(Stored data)

** begin **

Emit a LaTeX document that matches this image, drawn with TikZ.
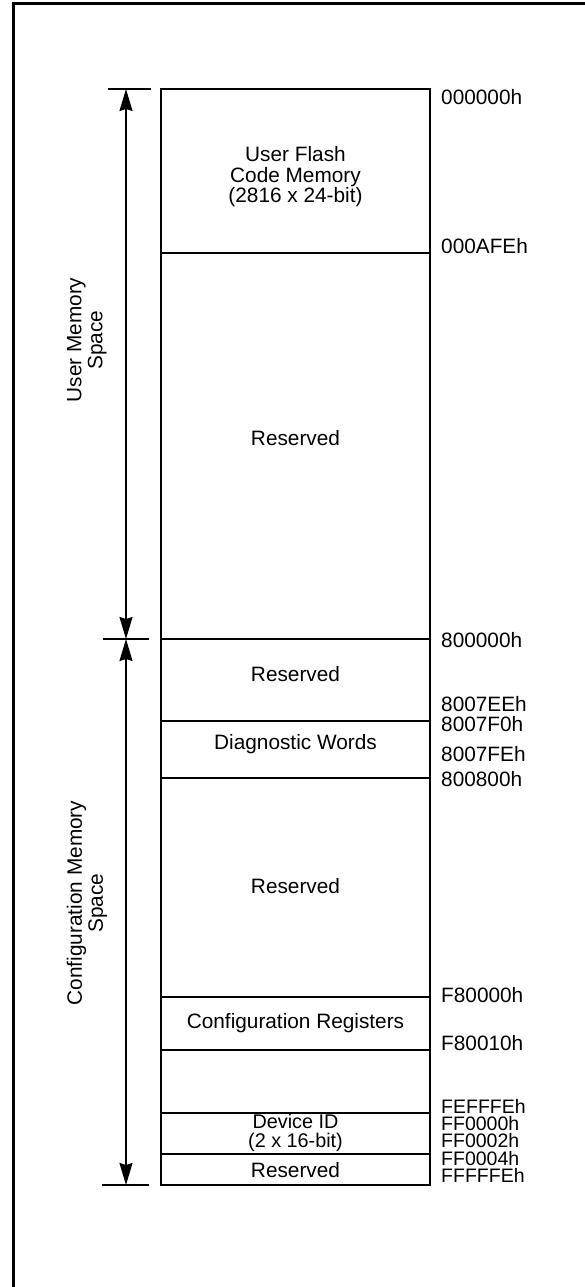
\documentclass[tikz,border=0pt]{standalone}
\usepackage{fontspec}
\setmainfont{Liberation Sans}
\usepackage{tikz}
\usetikzlibrary{arrows.meta}

\tikzset{
  mapline/.style={line width=1.8pt},
  frameline/.style={line width=3pt},
  spanarrow/.style={line width=1.6pt, {Stealth[length=22pt,width=13pt,inset=2pt]}-{Stealth[length=22pt,width=13pt,inset=2pt]}},
  tickline/.style={line width=1.8pt},
  blocktext/.style={align=center, inner sep=0pt, font=\fontsize{20.8}{20.5}\selectfont},
  addr/.style={anchor=west, inner sep=0pt, text height=15pt, text depth=0pt, font=\fontsize{20.8}{20}\selectfont},
  tightaddr/.style={addr, text height=13.5pt, font=\fontsize{19.5}{18}\selectfont},
  spacetext/.style={rotate=90, align=center, inner sep=0pt, font=\fontsize{20.8}{21}\selectfont}
}

\begin{document}
\begin{tikzpicture}[x=1pt, y=-1pt]
    \useasboundingbox (0,0) rectangle (585,1287);
    \draw[frameline] (13,1290) -- (13,4) -- (588,4);

    \draw[mapline] (161,89) rectangle (430,1185);
    \foreach \y in {253,639,721,778,997,1050,1113,1154}
        \draw[mapline] (161,\y) -- (430,\y);

    \node[blocktext] (flash) at (295.5,177) {User Flash\\Code Memory\\(2816 x 24-bit)};
    \node[blocktext] (resA) at (295.5,438) {Reserved};
    \node[blocktext] (resB) at (295.5,674) {Reserved};
    \node[blocktext] (diag) at (295.5,744) {Diagnostic Words};
    \node[blocktext] (resC) at (295.5,886) {Reserved};
    \node[blocktext] (config) at (295.5,1023) {Configuration Registers};
    \node[blocktext, font=\fontsize{19.8}{19}\selectfont] (devid) at (295.5,1133) {Device ID\\(2 x 16-bit)};
    \node[blocktext] (resD) at (295.5,1170) {Reserved};

    \node[addr] (a0) at (441,97) {000000h};
    \node[addr] (a1) at (441,246) {000AFEh};
    \node[addr] (a2) at (441,640) {800000h};
    \node[addr] (a3) at (441,704) {8007EEh};
    \node[addr] (a4) at (441,724) {8007F0h};
    \node[addr] (a5) at (441,754) {8007FEh};
    \node[addr] (a6) at (441,779) {800800h};
    \node[addr] (a7) at (441,995) {F80000h};
    \node[addr] (a8) at (441,1043) {F80010h};
    \node[tightaddr] (a9) at (441,1107) {FEFFFEh};
    \node[tightaddr] (a10) at (441,1124) {FF0000h};
    \node[tightaddr] (a11) at (441,1141) {FF0002h};
    \node[tightaddr] (a12) at (441,1159) {FF0004h};
    \node[tightaddr] (a13) at (441,1176) {FFFFFEh};

    \coordinate (utop) at (126,89);
    \coordinate (mid) at (126,639);
    \coordinate (cbot) at (126,1185);
    \draw[tickline] ([xshift=-18pt]utop) -- ([xshift=25pt]utop);
    \draw[tickline] ([xshift=-23pt]mid) -- ([xshift=23pt]mid);
    \draw[tickline] ([xshift=-24pt]cbot) -- ([xshift=23pt]cbot);
    \draw[spanarrow] (utop) -- (mid);
    \draw[spanarrow] (mid) -- (cbot);

    \node[spacetext] (userspace) at (87,340) {User Memory\\Space};
    \node[spacetext] (cfgspace) at (87,903) {Configuration Memory\\Space};
\end{tikzpicture}
\end{document}
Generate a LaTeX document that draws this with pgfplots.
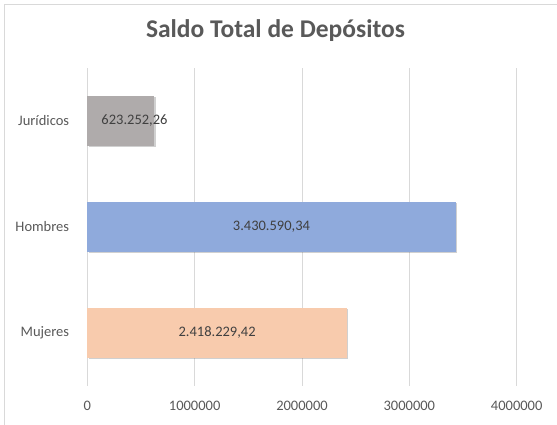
\documentclass[border=0pt]{standalone}
\usepackage{pgfplots}
\pgfplotsset{compat=1.18}
\usetikzlibrary{shadows}
\usepackage{fontspec}
\setmainfont{Carlito}
\definecolor{txt}{HTML}{595959}
\definecolor{lbl}{HTML}{404040}
\definecolor{gridc}{HTML}{D9D9D9}
\definecolor{frm}{HTML}{D9D9D9}
\definecolor{cgray}{HTML}{AFABAB}
\definecolor{cblue}{HTML}{8FAADC}
\definecolor{cpeach}{HTML}{F8CBAD}
\begin{document}
\begin{tikzpicture}
\useasboundingbox (-87.3pt,-38.3pt) rectangle (469.7pt,385.7pt);
\fill[white] (-87.3pt,-38.3pt) rectangle (469.7pt,385.7pt);
\draw[frm,line width=0.8pt] (-83.3pt,-40pt) -- (-83.3pt,381.7pt) -- (472pt,381.7pt);
\begin{axis}[
  at={(0,0)}, anchor=south west,
  scale only axis,
  width=429.4pt, height=317.7pt,
  xmin=0, xmax=4000000,
  ymin=-0.5, ymax=2.5,
  xbar, bar width=50pt, bar shift=0pt,
  axis line style={draw=none},
  major tick length=0pt,
  xmajorgrids, grid style={gridc, line width=0.8pt},
  xtick={0,1000000,2000000,3000000,4000000},
  xticklabels={0,1000000,2000000,3000000,4000000},
  ytick={0,1,2},
  yticklabels={Mujeres,Hombres,Jurídicos},
  scaled x ticks=false,
  tick label style={font=\fontsize{14.5}{17}\selectfont, text=txt},
  xticklabel style={anchor=base, yshift=-24.3pt, inner sep=0pt},
  yticklabel style={anchor=east, xshift=-18pt, inner sep=0pt},
  title={Saldo Total de Depósitos},
  title style={at={(0.5,1)}, anchor=base, yshift=24.7pt, xshift=-26.5pt,
    font=\fontsize{25.5}{30}\selectfont\bfseries, text=txt},
  point meta=explicit symbolic,
  nodes near coords,
  every node near coord/.append style={anchor=center, text=lbl,
    font=\fontsize{14.5}{17}\selectfont},
  clip=false,
]
\addplot[fill=cpeach, draw=none,
  drop shadow={shadow xshift=1.3pt, shadow yshift=-1.3pt, opacity=0.3, fill=black!60},
  every node near coord/.append style={xshift=-129.8pt}]
  coordinates {(2418229.42,0) [2.418.229,42]};
\addplot[fill=cblue, draw=none,
  drop shadow={shadow xshift=1.3pt, shadow yshift=-1.3pt, opacity=0.3, fill=black!60},
  every node near coord/.append style={xshift=-184.1pt}]
  coordinates {(3430590.34,1) [3.430.590,34]};
\addplot[fill=cgray, draw=none,
  drop shadow={shadow xshift=1.3pt, shadow yshift=-1.3pt, opacity=0.3, fill=black!60},
  every node near coord/.append style={xshift=-19.7pt}]
  coordinates {(623252.26,2) [623.252,26]};
\end{axis}
\end{tikzpicture}
\end{document}
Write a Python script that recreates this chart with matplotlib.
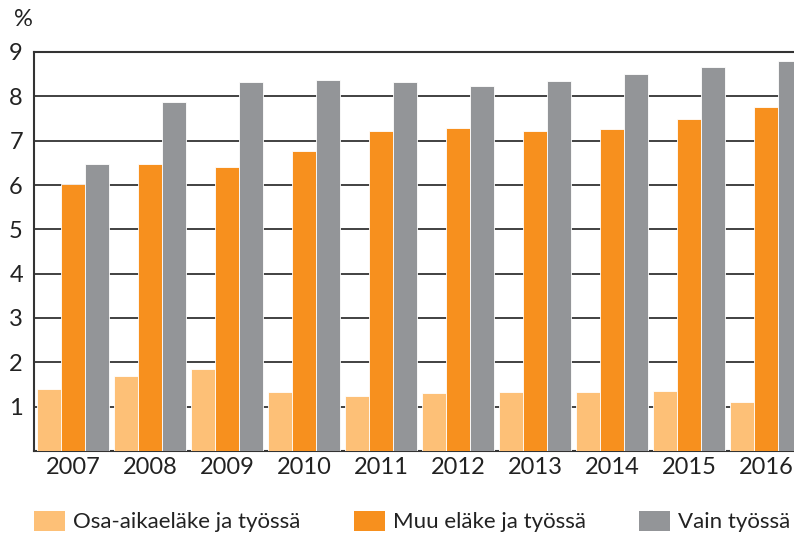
import matplotlib
matplotlib.use("Agg")
import matplotlib.pyplot as plt
import numpy as np

years = ["2007", "2008", "2009", "2010", "2011", "2012", "2013", "2014", "2015", "2016"]
osa_aika = [1.40, 1.69, 1.86, 1.32, 1.25, 1.30, 1.33, 1.34, 1.35, 1.10]
muu_elake = [6.03, 6.48, 6.40, 6.76, 7.21, 7.29, 7.21, 7.26, 7.49, 7.76]
vain_tyossa = [6.47, 7.87, 8.33, 8.37, 8.33, 8.23, 8.35, 8.50, 8.66, 8.79]
series_names = ["Osa-aikaeläke ja työssä", "Muu eläke ja työssä", "Vain työssä"]
colors = ["#FDC077", "#F7901E", "#939598"]
yticks = [1, 2, 3, 4, 5, 6, 7, 8, 9]

plt.rcParams['font.family'] = ['Lato', 'DejaVu Sans']

fig = plt.figure(figsize=(7.94, 5.37), dpi=100)
ax = fig.add_axes([34/794, 86/537, 1 - 34/794, (451-52)/537])

x = np.arange(len(years))
w = 0.312
handles = []
for i, (vals, name, c) in enumerate(zip([osa_aika, muu_elake, vain_tyossa], series_names, colors)):
    b = ax.bar(x + (i - 1) * w, vals, width=w, color=c, edgecolor="white", linewidth=0.6,
               label=name, zorder=3)
    handles.append(b)

ax.set_xlim(-0.506, 9.364)
ax.set_ylim(0, 9)
ax.set_yticks(yticks)
ax.set_xticks(x)
ax.set_xticklabels(years)
for yv in yticks[:-1]:
    ax.axhline(yv, color="#333333", linewidth=1.3, zorder=1)
ax.tick_params(axis="both", length=0, labelsize=17, colors="#222222")
ax.tick_params(axis="y", pad=8)
ax.tick_params(axis="x", pad=4)
for s in ["left", "bottom", "top"]:
    ax.spines[s].set_color("#333333")
    ax.spines[s].set_linewidth(1.5)
ax.spines["right"].set_visible(False)

fig.text(14/794, 1 - 20/537, "%", fontsize=17, color="#222222", va="center", ha="left")

leg = fig.legend(handles=handles, labels=series_names, loc="center left",
                 bbox_to_anchor=(34/794, 1 - 521.5/537), ncol=3, frameon=False,
                 fontsize=16, handlelength=1.40, handleheight=1.04, handletextpad=0.36,
                 columnspacing=2.4, borderpad=0, borderaxespad=0, labelcolor="#222222")
for p in leg.get_patches():
    p.set_edgecolor("none")

fig.savefig("out.png", dpi=100)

** end **

* **DESCRIPTION OF THE TASK**: Starting with the first line of the data above and ending with the line containing "(161,\y) -- (430,\y);", please restate every line exactly, leaving images out.

* **FINAL RESULT**:
Emit a LaTeX document that matches this image, drawn with TikZ.
\documentclass[tikz,border=0pt]{standalone}
\usepackage{fontspec}
\setmainfont{Liberation Sans}
\usepackage{tikz}
\usetikzlibrary{arrows.meta}

\tikzset{
  mapline/.style={line width=1.8pt},
  frameline/.style={line width=3pt},
  spanarrow/.style={line width=1.6pt, {Stealth[length=22pt,width=13pt,inset=2pt]}-{Stealth[length=22pt,width=13pt,inset=2pt]}},
  tickline/.style={line width=1.8pt},
  blocktext/.style={align=center, inner sep=0pt, font=\fontsize{20.8}{20.5}\selectfont},
  addr/.style={anchor=west, inner sep=0pt, text height=15pt, text depth=0pt, font=\fontsize{20.8}{20}\selectfont},
  tightaddr/.style={addr, text height=13.5pt, font=\fontsize{19.5}{18}\selectfont},
  spacetext/.style={rotate=90, align=center, inner sep=0pt, font=\fontsize{20.8}{21}\selectfont}
}

\begin{document}
\begin{tikzpicture}[x=1pt, y=-1pt]
    \useasboundingbox (0,0) rectangle (585,1287);
    \draw[frameline] (13,1290) -- (13,4) -- (588,4);

    \draw[mapline] (161,89) rectangle (430,1185);
    \foreach \y in {253,639,721,778,997,1050,1113,1154}
        \draw[mapline] (161,\y) -- (430,\y);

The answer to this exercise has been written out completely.